- Task details
Using the records below, report how many lines hold "that", with no extra text.

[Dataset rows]

++++

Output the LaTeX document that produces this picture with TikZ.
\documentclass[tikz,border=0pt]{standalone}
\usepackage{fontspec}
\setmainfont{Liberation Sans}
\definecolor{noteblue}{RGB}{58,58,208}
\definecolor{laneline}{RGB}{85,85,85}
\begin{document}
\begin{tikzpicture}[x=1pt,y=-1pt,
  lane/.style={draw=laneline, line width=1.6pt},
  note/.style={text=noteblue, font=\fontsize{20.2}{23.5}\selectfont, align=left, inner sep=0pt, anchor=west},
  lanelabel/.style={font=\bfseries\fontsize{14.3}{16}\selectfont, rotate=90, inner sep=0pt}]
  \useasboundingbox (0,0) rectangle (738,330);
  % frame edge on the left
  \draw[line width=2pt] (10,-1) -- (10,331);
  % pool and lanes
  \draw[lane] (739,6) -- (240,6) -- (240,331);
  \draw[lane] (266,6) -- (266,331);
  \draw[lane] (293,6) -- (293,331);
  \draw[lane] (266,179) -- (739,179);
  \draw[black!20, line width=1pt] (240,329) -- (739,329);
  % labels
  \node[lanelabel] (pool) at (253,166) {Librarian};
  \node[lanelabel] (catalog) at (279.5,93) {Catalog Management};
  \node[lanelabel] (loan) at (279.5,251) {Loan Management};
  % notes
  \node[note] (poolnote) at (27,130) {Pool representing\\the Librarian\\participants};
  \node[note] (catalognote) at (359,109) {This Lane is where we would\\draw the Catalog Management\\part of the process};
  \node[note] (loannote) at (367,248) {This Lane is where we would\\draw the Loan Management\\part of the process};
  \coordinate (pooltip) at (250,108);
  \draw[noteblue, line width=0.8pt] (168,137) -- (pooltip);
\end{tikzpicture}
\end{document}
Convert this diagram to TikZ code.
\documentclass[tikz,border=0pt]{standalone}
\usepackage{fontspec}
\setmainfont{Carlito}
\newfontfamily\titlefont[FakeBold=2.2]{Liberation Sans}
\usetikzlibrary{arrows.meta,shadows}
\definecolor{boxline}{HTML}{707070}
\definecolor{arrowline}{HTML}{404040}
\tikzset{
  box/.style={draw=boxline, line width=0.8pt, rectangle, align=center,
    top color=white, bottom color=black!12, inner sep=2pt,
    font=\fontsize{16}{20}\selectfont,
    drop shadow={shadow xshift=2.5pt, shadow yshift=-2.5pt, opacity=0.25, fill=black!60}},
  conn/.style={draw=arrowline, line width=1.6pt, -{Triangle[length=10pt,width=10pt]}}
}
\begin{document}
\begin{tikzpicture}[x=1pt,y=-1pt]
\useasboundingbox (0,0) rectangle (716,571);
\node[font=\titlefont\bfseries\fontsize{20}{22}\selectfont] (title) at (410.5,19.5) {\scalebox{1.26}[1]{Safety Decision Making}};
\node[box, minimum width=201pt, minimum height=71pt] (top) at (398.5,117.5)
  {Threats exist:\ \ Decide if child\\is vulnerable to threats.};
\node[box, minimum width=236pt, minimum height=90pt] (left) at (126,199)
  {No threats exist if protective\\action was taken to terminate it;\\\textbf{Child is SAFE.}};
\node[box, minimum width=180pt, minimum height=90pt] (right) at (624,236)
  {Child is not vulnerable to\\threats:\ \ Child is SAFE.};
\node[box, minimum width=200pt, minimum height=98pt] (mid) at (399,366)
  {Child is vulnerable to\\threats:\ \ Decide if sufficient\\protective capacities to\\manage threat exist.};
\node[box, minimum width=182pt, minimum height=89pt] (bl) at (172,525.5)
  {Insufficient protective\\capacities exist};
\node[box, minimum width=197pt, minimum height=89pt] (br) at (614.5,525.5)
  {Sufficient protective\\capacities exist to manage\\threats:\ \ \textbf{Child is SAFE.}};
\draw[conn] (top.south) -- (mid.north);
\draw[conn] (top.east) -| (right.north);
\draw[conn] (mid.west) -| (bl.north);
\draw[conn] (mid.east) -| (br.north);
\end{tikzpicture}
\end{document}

++++

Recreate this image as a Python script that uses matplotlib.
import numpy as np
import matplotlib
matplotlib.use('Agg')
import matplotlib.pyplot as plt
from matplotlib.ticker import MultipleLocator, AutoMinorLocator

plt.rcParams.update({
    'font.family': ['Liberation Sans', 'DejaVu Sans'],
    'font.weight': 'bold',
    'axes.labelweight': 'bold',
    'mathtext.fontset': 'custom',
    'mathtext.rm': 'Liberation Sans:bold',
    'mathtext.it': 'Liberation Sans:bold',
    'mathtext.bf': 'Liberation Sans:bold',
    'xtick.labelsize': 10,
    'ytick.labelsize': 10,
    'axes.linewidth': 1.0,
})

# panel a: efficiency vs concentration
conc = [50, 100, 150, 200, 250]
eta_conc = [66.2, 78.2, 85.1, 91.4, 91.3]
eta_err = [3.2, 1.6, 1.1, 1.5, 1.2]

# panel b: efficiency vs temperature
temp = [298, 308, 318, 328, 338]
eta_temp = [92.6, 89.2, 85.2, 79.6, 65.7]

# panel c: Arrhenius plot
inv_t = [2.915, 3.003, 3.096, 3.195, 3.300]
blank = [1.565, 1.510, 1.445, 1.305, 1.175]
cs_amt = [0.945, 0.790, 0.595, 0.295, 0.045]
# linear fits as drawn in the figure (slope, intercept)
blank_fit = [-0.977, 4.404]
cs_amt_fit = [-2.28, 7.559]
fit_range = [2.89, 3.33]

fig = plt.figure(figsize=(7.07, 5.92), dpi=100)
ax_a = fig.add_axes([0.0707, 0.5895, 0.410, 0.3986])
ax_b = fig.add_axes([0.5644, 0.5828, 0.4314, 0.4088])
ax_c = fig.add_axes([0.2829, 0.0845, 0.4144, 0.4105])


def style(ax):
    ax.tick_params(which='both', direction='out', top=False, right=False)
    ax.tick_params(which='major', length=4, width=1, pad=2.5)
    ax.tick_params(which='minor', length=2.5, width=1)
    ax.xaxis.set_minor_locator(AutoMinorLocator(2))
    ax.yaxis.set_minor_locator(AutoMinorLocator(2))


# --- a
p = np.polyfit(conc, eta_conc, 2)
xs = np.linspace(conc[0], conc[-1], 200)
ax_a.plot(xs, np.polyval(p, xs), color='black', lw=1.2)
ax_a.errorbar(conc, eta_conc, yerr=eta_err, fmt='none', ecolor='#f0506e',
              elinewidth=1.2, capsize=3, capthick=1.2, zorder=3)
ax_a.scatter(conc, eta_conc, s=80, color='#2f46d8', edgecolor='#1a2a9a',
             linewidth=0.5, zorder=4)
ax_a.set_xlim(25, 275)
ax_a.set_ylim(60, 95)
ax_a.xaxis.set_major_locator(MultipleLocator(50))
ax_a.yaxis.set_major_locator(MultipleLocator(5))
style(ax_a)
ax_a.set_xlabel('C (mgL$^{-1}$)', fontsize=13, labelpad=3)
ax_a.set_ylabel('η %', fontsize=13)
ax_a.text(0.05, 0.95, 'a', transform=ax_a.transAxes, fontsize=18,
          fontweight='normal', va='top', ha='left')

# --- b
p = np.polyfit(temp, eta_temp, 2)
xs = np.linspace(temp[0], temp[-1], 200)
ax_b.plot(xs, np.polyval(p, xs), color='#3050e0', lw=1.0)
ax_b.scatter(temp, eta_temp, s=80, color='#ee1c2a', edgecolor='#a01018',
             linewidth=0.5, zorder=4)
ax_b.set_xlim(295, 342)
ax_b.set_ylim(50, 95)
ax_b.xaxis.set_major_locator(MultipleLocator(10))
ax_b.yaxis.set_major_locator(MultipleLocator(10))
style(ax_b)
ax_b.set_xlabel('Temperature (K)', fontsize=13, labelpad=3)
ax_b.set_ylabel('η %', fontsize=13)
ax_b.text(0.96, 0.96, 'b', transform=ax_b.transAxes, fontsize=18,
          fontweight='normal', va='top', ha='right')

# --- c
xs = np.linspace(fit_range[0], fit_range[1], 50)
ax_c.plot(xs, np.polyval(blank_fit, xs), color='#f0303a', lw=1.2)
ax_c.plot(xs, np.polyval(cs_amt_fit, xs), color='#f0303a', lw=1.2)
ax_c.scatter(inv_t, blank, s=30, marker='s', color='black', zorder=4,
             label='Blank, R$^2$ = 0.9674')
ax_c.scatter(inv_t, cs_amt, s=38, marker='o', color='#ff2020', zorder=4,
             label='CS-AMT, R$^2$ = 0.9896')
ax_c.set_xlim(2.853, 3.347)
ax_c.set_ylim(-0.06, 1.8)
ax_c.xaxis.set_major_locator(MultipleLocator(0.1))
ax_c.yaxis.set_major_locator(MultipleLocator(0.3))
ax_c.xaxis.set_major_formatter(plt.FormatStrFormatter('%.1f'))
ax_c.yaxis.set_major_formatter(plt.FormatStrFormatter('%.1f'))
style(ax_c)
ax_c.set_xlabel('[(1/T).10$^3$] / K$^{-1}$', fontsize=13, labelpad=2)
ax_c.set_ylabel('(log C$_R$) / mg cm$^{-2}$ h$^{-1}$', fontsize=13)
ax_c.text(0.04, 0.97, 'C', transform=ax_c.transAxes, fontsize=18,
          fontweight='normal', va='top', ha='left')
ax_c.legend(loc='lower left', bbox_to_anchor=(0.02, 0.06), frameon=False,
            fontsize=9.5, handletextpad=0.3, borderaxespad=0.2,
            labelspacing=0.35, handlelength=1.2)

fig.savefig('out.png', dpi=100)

++++

- The result
2